Wednesday, January 18, 2012

Management is the art of losing control.

Leading a team is more an art than science and when it comes to team and success through team, the mantra is losing control and help evolve leaders all around you. An army general leads a team of colonels and they lead pack of Majors, Captains and Ensigns.

While we try to develop leaders under us, we forget that leaders cannot be developed by keeping tight control. They are developed when given a free hand to learn the ropes of the trades their own way.

Indian  cricket team is suffering it's worst at Australian pitches. Oldies not able to perform, youngsters, still learning by failures! Media got spice to call for debates, talk shows. Ex-cricketers starting pronouncing verdicts on senior players, Chief Selectors and the BCCI. These players in their days never uttered a single word against the team management, forget about the Chief Selector and the BCCI. How do they expect the players of today to ask big questions that can help save Test Cricket in India?
When you are winning , you need a manager and when you ar losing, you need a leader. MSD has this opportunity to make this turnaround. We hope, he would do this.
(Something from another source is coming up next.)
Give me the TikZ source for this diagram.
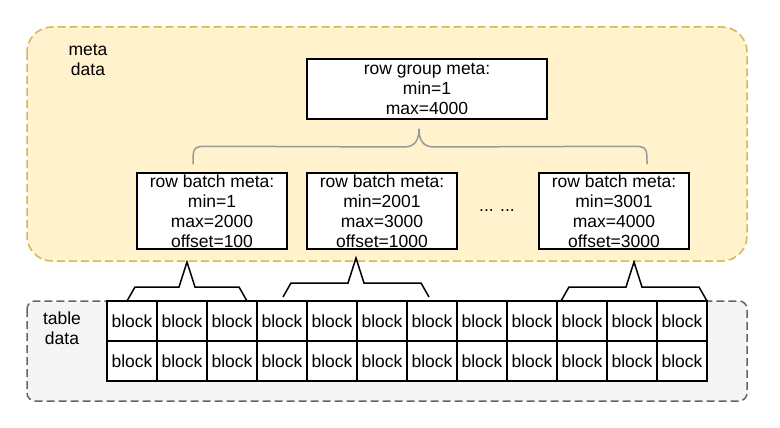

Our last test player that we built is Virendra Shehwag some 6 years back. We have not seen any other charismatic batsman or a bowler in last 5 year in India.
We built team of pinch hitters and some quick fielders, won the T20 world cup and World cup ODI.
This simply means that we know how to build a right team for a format of the game.
I am pretty sure, we can even build a world class test team if we want to. Test team maybe completely different from the current squad that won us T20 and ODIs.

"The Peter Principle," about to be reissued in a 40th anniversary edition, was a best seller when it was first published. A satiric treatise on workplace incompetence, it touched a nerve with readers because it was so funny. And so true. Much like the film "Office Space," NBC's "The Office," and Scott Adams' "Dilbert" comic strips, this book by Laurence J. Peter (a former teacher) and Raymond Hull (a playwright) captured the twisted logic of workplaces — tapping into how ridiculous they feel to insiders. It gleefully emitted a cloud of jargon monoxide and absurd advice as it reached its famous main conclusion: "In a hierarchy, every employee tends to rise to his level of incompetence."


“Promotion” in our industrial society, generally means “You’re really good and experienced at your job? Now stop doing it and start managing a bunch of people”.


“Everybody codes here, except for the accountant and the CEO. The latter used to code, but he was so bad at it, we made him in charge of everything else”.


Hope BCCI gets some lessons out of Peter's Principle.